Er hat absolut kein Rückgrat, besser gesagt, er ist dermaßen uneinsichtig und unreflektiert. Das spiegelt die damalige Zeit und Stimmung. Da muss man Schnitzler noch heute auf die Schulter klopfen, wie er das erfasst hat. Er hat aber auch genug Ärger dafür bekommen (die Erzählung erschien am 25. 12. 1900 in der ‚Neuen Freien Presse’ und erschütterte die längst marode Donaumonarchie, Schnitzler (38) verliert den Offiziersrang als Oberarzt der k. u. k. Armee, wird Opfer eine antisemitischen Kampagne, Anm.).
Zu Ihrem anderen Standbein: Für die ORF-Serie "Walking On Sunshine" stehen Sie vor der Kamera. Gibt es denn für Sie einen Unterschied zwischen Bühnen- und TV-Schauspiel?
Meiner Meinung nach hat man als Schauspieler in beiden Situationen genau das Gleiche zu bieten. Ich verstehe auch die Unterscheidung nicht: Der ist mehr ein Bühnen- und der ist mehr ein TV-Darsteller. Wenn man sich in Österreich Erwin Steinhauer anschaut oder auch meinen Vater Fritz Karl: Es ist egal, wo sie spielen, sie sind immer geil!

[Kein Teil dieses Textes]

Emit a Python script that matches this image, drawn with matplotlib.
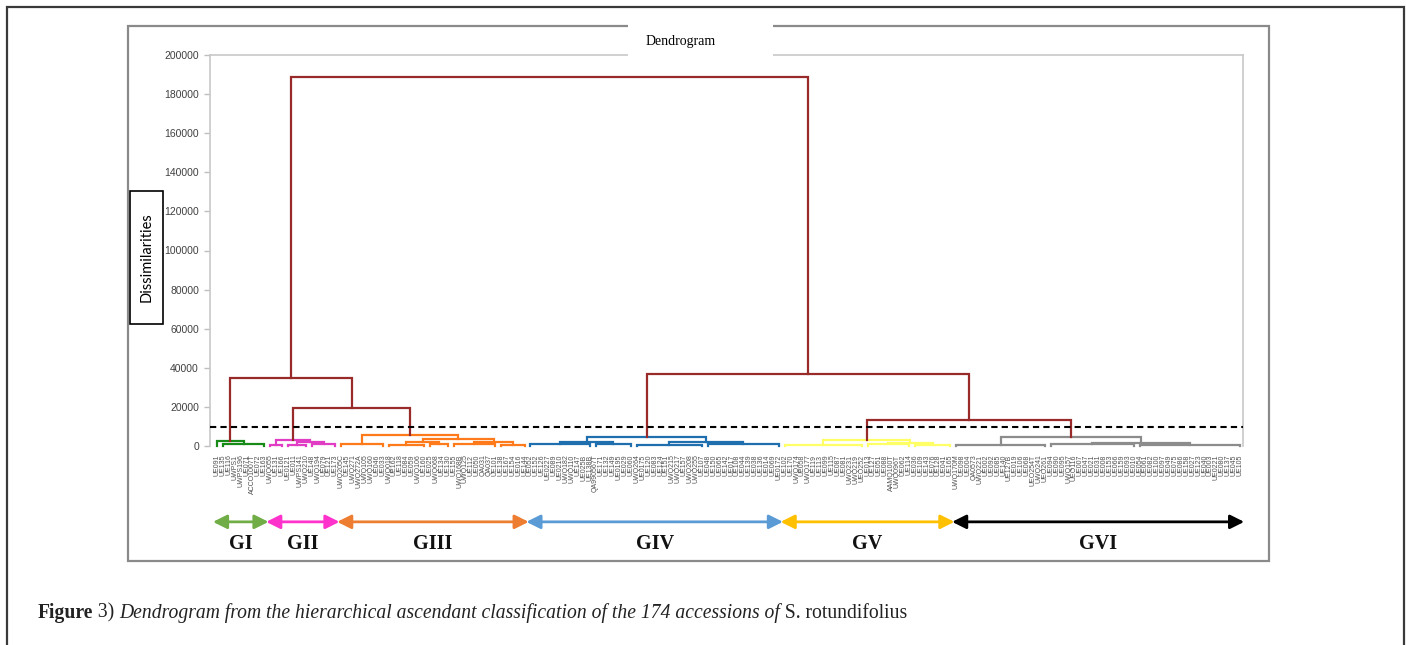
import matplotlib
matplotlib.use('Agg')
import matplotlib.pyplot as plt
from matplotlib.patches import Rectangle

# --- data ---
group_names = ['GI', 'GII', 'GIII', 'GIV', 'GV', 'GVI']

labels_gi = ['UE091', 'UE135', 'UE116', 'UWPS1', 'UWPS196', 'UE071', 'ACCO1007T', 'UE072', 'UE163']
labels_gii = ['UWQ055', 'UE131', 'UE166', 'UE0121', 'UE011', 'UWPS141', 'UWQ210', 'UE148',
              'UWQ194', 'UE079', 'UE121', 'UE173']
labels_giii = ['UWQ205C', 'UE145', 'UWQ271', 'UWQ272A', 'UWQ105', 'UWQ160', 'UE046', 'UE033',
               'UWQ018', 'UE162', 'UE118', 'UE084', 'UE059', 'UWQ106', 'UE160', 'UE025',
               'UWQ068', 'UE134', 'UE130', 'UE155', 'UWQ168B', 'UWQ125', 'UE112', 'UE050',
               'QA031', 'QA037', 'UE101', 'UE138', 'UE167', 'UE154', 'UE016', 'UE144']
labels_giv = ['UE052', 'UE152', 'UE126', 'UE0227', 'UE089', 'UE0210', 'UWQ182', 'UWQ110',
              'UE147', 'UE025B', 'UE138B', 'QA990567T', 'UE171', 'UE132', 'UE149', 'UE0195',
              'UE029', 'UE060', 'UWQ264', 'UE0175', 'UE120', 'UE083', 'UE124', 'UE151',
              'UWQ215', 'UWQ217', 'UE157', 'UWQ208', 'UWQ255', 'UE107', 'UE048', 'UE150',
              'UE065', 'UE142', 'UE017', 'UE108', 'UE044', 'UE139', 'UE038', 'UE136',
              'UE014', 'UE069', 'UE0172']
labels_gv = ['UE102', 'UE170', 'UWQ174', 'UE058', 'UWQ177', 'UE119', 'UE113', 'UE099',
             'UE115', 'UE087', 'UE081', 'UWQ231', 'UWQ219', 'UEO252', 'UE013', 'UE127',
             'UE051', 'UE088', 'AAMQ100T', 'UWQ096T', 'UE062', 'UE114', 'UE036', 'UE109',
             'UE143', 'UE076', 'UE128', 'UE041', 'UE165']
labels_gvi = ['UWQ170M', 'UE098', 'UE004', 'QA0573', 'UWQ221', 'UE002', 'UE092', 'UE085',
              'UE140', 'UE127B', 'UE019', 'UE106', 'UE068', 'UEO254T', 'UWQ241', 'UEO261',
              'UE094', 'UE090', 'UE095', 'UWQ157', 'UEO116', 'UE007', 'UE047', 'UE021',
              'UE031', 'UE008', 'UE153', 'UE066', 'UE159', 'UE093', 'UE010', 'UE054',
              'UE061', 'UE082', 'UE100', 'UE097', 'UE049', 'UE075', 'UE086', 'UE158',
              'UE027', 'UE123', 'UE040', 'UE003', 'UE0221', 'UE080', 'UE137', 'UE045', 'UE105']
leaf_labels = labels_gi + labels_gii + labels_giii + labels_giv + labels_gv + labels_gvi

# within-group trees: (height, left, right) merges, (height, n) = tight bundle of n leaves
tree_gi = (2500, (0, 1), (900, 8))
tree_gii = (3000, (700, 3), (2000, (600, 4), (900, 5)))
tree_giii = (5600, (800, 8), (3600, (2000, (700, 7), (900, 4)), (2000, (800, 8), (600, 5))))
tree_giv = (4600, (2000, (800, 11), (1000, 7)), (2000, (700, 12), (900, 13)))
tree_gv = (3000, (600, 14), (1500, (800, 8), (500, 7)))
tree_gvi = (4600, (500, 16), (1500, (900, 15), (600, 18)))
group_trees = dict(zip(group_names, [tree_gi, tree_gii, tree_giii, tree_giv, tree_gv, tree_gvi]))

# merges between groups
top_tree = (189000, (35000, 'GI', (19500, 'GII', 'GIII')), (37000, 'GIV', (13300, 'GV', 'GVI')))
cut_level = 9700

# --- styles ---
link_colors = dict(zip(group_names, ['#178a17', '#e03cc4', '#ff7a1a', '#1f6fae', '#ffff66', '#8c8c8c']))
arrow_colors = dict(zip(group_names, ['#70ad47', '#ff33cc', '#ed7d31', '#5b9bd5', '#ffc000', '#000000']))
top_color = '#992a2a'
LW = 1.6

W, H = 1406, 645
fig = plt.figure(figsize=(W / 100, H / 100), dpi=100)


def fx(px):
    return px / W


def fy(py):
    return 1 - py / H


ax = fig.add_axes([fx(210), fy(446), fx(1243) - fx(210), fy(55) - fy(446)])

counter = [0]
group_span = {}


def ulink(x1, h1, x2, h2, h, color):
    ax.plot([x1, x1, x2, x2], [h1, h, h, h2], color=color, lw=LW,
            solid_joinstyle='miter', clip_on=False, zorder=3)


def draw(node, color):
    if isinstance(node, str):
        start = counter[0]
        res = draw(group_trees[node], link_colors[node])
        group_span[node] = (start, counter[0] - 1)
        return res
    if len(node) == 2:
        h, n = node
        a = counter[0]
        b = a + n - 1
        counter[0] += n
        if n > 1:
            ulink(a, 0, b, 0, h, color)
        return (a + b) / 2, h
    h, left, right = node
    xl, hl = draw(left, color)
    xr, hr = draw(right, color)
    ulink(xl, hl, xr, hr, h, color)
    return (xl + xr) / 2, h


draw(top_tree, top_color)
n_leaves = counter[0]

ax.axhline(cut_level, color='black', lw=1.5, ls=(0, (3, 2)), zorder=4)

ax.set_xlim(-1.2, n_leaves - 1 + 0.5)
ax.set_ylim(0, 200000)
ax.set_yticks(range(0, 200001, 20000))
ax.set_yticklabels([str(v) for v in range(0, 200001, 20000)], fontsize=7.5,
                   color='#404040', family='Liberation Sans')
ax.tick_params(axis='y', length=4, color='#bfbfbf', width=1, pad=4)
ax.set_xticks([])
for s in ['left', 'top', 'right', 'bottom']:
    ax.spines[s].set_color('#c8c8c8')
    ax.spines[s].set_linewidth(1.2)
ax.spines['bottom'].set_visible(False)

# leaf labels (dense, as in the original)
xt = ax.get_xaxis_transform()
for i, lab in enumerate(leaf_labels):
    ax.text(i, -0.022, lab, transform=xt, rotation=90, ha='center', va='top',
            fontsize=5.0, color='#505050', family='Liberation Sans', clip_on=False)

# group arrows and names
for g in group_names:
    a, b = group_span[g]
    ax.annotate('', xy=(b + 0.7, -0.194), xytext=(a - 0.7, -0.194),
                xycoords=xt, textcoords=xt,
                arrowprops=dict(arrowstyle='<|-|>,head_length=0.7,head_width=0.35',
                                color=arrow_colors[g], lw=2, shrinkA=0, shrinkB=0,
                                mutation_scale=12))
    ax.text((a + b) / 2, -0.25, g, transform=xt, ha='center', va='center',
            fontsize=14.5, fontweight='bold', family='Liberation Serif', color='#111111')

# frames
fig.add_artist(Rectangle((fx(7), fy(660)), fx(1404) - fx(7), fy(7) - fy(660),
                         transform=fig.transFigure, fill=False, ec='#3a3a3a', lw=1.6))
fig.add_artist(Rectangle((fx(128), fy(561)), fx(1269) - fx(128), fy(26) - fy(561),
                         transform=fig.transFigure, fill=False, ec='#8a8a8a', lw=1.6))

# title
fig.add_artist(Rectangle((fx(628), fy(58)), fx(773) - fx(628), fy(24) - fy(58),
                         transform=fig.transFigure, fc='white', ec='none', zorder=5))
fig.text(fx(681), fy(41), 'Dendrogram', ha='center', va='center', fontsize=10,
         family='Liberation Serif', zorder=6)

# y label box
fig.add_artist(Rectangle((fx(130), fy(324)), fx(163) - fx(130), fy(191) - fy(324),
                         transform=fig.transFigure, fill=False, ec='black', lw=1.2))
fig.text(fx(146.5), fy(257.5), 'Dissimilarities', rotation=90, ha='center', va='center',
         fontsize=10.5, family='Lato')

# caption
renderer = fig.canvas.get_renderer()
parts = [('Figure', 'normal', 'bold'), (' 3) ', 'normal', 'normal'),
         ('Dendrogram from the hierarchical ascendant classification of the 174 accessions of',
          'italic', 'normal'),
         (' S. rotundifolius', 'normal', 'normal')]
x = 38
for txt, style, weight in parts:
    t = fig.text(fx(x), fy(613), txt, ha='left', va='center', fontsize=14.1,
                 family='Liberation Serif', style=style, fontweight=weight, color='#222222')
    x += t.get_window_extent(renderer).width

fig.savefig('out.png', dpi=100)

Ein Beispiel mit Ihrem Vater wäre der ORF-Film "Ein Dorf wehrt sich", in dem sich die Bergleute in Altaussee gegen die Nazis stellen – Stoff mit Tiefgang, bis zu 800.000 Zuseher. Stimmen Sie da zu?
Wenn es im öffentlich-rechtlichen Rundfunk darum geht, nur mehr arbeitende Menschen am Abend zu unterhalten, damit sie entspannen können – dann sage ich: Ja, das ist okay. Ich darf gar nicht reden, ich lebe ja auch davon. Aber was gezeigt wird, darf und muss – in Hinblick auf den öffentlich-rechtlichen Auftrag – gehaltvoll, wertvoll sein. "Ein Dorf wehrt sich" war das. Er war meiner Meinung nach einer der wichtigsten Fernsehfilme der vergangenen 20 Jahre. Wieso werden solche historischen Sachen so wenig produziert?
Weil man letztlich wohl weniger Quote befürchtet. Risikomanagement und -prognose sind massives Thema bei jeder Art von Filmproduktion. Für Hollywood-Blockbuster möchte man finanzielles Risiko am liebsten bis auf die x-te Kommastelle vorhersagen.
Da ist kein Platz für Mut …
Wenn ein Blockbuster 100 Millionen in der Produktion kostet und weitere 100 Millionen in der Werbung und man will 400 Millionen Einspielergebnis lukrieren, dann ist das okay. Das ist auch eine Industrie. Aber was ist mit dem Independent-Film, der eine Million kostet und 40 einspielt? Da denke ich mir: Warum denkt man noch lange nach und macht nicht mehr davon?
Warum gibt es nicht mehr Mut zum Kleineren, Glaube an Projekte abseits großer Player – höre ich das hier heraus?
Wie viele Knödel steckt man etwa in dieses Haus namens Burgtheater? Was für ein im Verhältnis kleines Ensemble lebt im Endeffekt davon? Wie kann es sein, dass hier nur eine Handvoll Schauspieler kassiert. Das ist doch unglaublich – wie sozial unfair ist dieses Haus? Bei großen TV-Projekten ist es nicht anders. Ich will mich hier jetzt nicht als weißen Ritter hinstellen, ich verdiene gut und das ist mein Leben. Aber für mich besteht einfach eine absurde Divergenz zwischen dem, was Leute verdienen und wie viel sie dafür leisten und welchen sozialen Wert es hat, wenn man letztlich mit demselben Geld fünf kleinere Projekte fördern könnte.